# WHAT YOU NEED TO DO
Write out every line exactly, from the start of the records below to the line with "y_ticks = [0, 2, 4, 6, 8, 10, 12]", and stop there. Don't write out the pictures.

# DATASET ROWS
☆ ☆ ☆ ☆ ☆ ☆ ☆

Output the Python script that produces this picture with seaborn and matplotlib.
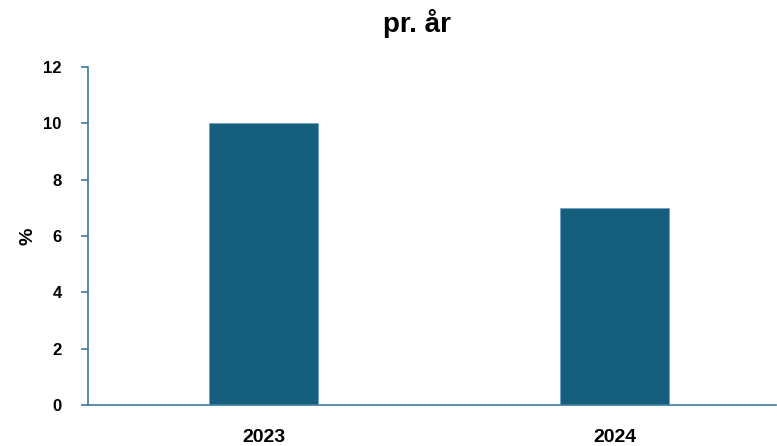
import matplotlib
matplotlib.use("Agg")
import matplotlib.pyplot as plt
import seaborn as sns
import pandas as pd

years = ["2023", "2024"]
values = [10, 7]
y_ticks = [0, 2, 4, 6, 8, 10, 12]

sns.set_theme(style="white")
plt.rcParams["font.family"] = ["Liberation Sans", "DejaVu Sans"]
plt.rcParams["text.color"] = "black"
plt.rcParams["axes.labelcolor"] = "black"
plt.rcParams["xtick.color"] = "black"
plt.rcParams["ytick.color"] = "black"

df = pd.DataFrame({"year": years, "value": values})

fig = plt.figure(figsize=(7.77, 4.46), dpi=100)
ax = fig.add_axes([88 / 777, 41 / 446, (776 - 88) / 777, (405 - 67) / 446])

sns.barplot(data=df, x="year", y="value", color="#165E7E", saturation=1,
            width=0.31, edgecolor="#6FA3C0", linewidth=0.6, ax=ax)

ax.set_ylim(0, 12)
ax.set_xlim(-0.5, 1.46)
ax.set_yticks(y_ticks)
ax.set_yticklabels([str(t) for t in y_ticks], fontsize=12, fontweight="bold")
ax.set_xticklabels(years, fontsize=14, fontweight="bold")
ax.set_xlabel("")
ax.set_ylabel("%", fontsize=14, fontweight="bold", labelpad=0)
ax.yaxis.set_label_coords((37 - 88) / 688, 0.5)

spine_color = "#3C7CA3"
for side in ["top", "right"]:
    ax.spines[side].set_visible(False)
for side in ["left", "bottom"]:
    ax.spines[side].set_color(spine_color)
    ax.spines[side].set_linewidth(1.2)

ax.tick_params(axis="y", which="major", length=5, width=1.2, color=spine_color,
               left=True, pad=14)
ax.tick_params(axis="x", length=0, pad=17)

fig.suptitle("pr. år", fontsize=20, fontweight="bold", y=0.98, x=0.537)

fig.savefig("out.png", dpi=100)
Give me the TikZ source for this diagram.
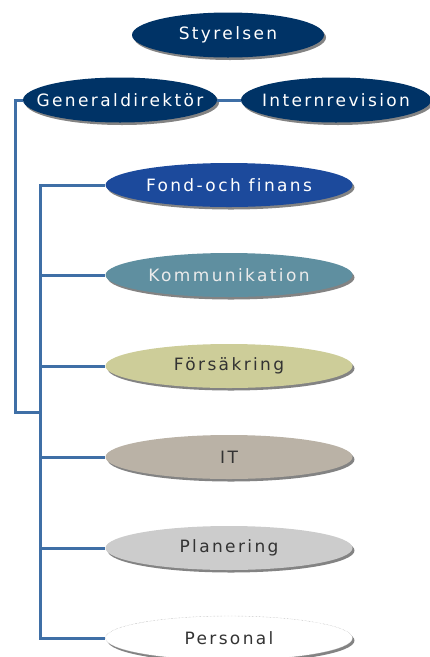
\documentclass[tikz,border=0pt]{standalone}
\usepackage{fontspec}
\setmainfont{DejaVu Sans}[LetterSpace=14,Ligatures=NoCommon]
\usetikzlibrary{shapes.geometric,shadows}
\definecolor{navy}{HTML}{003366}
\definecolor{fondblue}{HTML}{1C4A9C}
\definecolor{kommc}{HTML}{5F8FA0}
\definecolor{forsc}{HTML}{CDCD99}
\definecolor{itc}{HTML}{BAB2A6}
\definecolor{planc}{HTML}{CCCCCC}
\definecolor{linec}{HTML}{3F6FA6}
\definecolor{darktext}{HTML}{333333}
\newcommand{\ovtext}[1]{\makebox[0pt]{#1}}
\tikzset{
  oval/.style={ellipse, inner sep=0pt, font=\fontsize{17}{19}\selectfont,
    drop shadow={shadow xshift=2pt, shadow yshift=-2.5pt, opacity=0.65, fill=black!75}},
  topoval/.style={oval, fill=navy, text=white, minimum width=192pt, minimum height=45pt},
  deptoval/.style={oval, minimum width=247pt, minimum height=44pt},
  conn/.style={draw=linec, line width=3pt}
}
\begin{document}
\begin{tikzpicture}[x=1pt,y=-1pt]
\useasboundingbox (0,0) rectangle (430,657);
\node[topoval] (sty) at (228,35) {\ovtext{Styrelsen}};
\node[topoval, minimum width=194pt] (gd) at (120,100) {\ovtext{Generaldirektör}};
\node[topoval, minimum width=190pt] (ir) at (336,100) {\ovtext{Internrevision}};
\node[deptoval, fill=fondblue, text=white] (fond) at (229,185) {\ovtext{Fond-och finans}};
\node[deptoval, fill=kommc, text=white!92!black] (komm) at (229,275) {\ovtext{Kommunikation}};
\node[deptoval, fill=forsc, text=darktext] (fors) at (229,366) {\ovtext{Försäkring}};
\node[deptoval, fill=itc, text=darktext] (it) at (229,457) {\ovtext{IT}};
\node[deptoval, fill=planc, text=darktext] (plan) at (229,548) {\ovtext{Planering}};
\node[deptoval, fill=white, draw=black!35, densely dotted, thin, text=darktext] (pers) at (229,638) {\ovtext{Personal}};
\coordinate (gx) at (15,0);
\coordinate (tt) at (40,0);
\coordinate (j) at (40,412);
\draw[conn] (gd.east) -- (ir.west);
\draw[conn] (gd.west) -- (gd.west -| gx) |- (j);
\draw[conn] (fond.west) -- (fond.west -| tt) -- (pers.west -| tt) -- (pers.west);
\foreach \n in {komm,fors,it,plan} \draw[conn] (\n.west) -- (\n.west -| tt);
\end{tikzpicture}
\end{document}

☆ ☆ ☆ ☆ ☆ ☆ ☆

# TASK ANSWER
Output the Python script that produces this picture with seaborn and matplotlib.
import matplotlib
matplotlib.use("Agg")
import matplotlib.pyplot as plt
import seaborn as sns
import pandas as pd

years = ["2023", "2024"]
values = [10, 7]
y_ticks = [0, 2, 4, 6, 8, 10, 12]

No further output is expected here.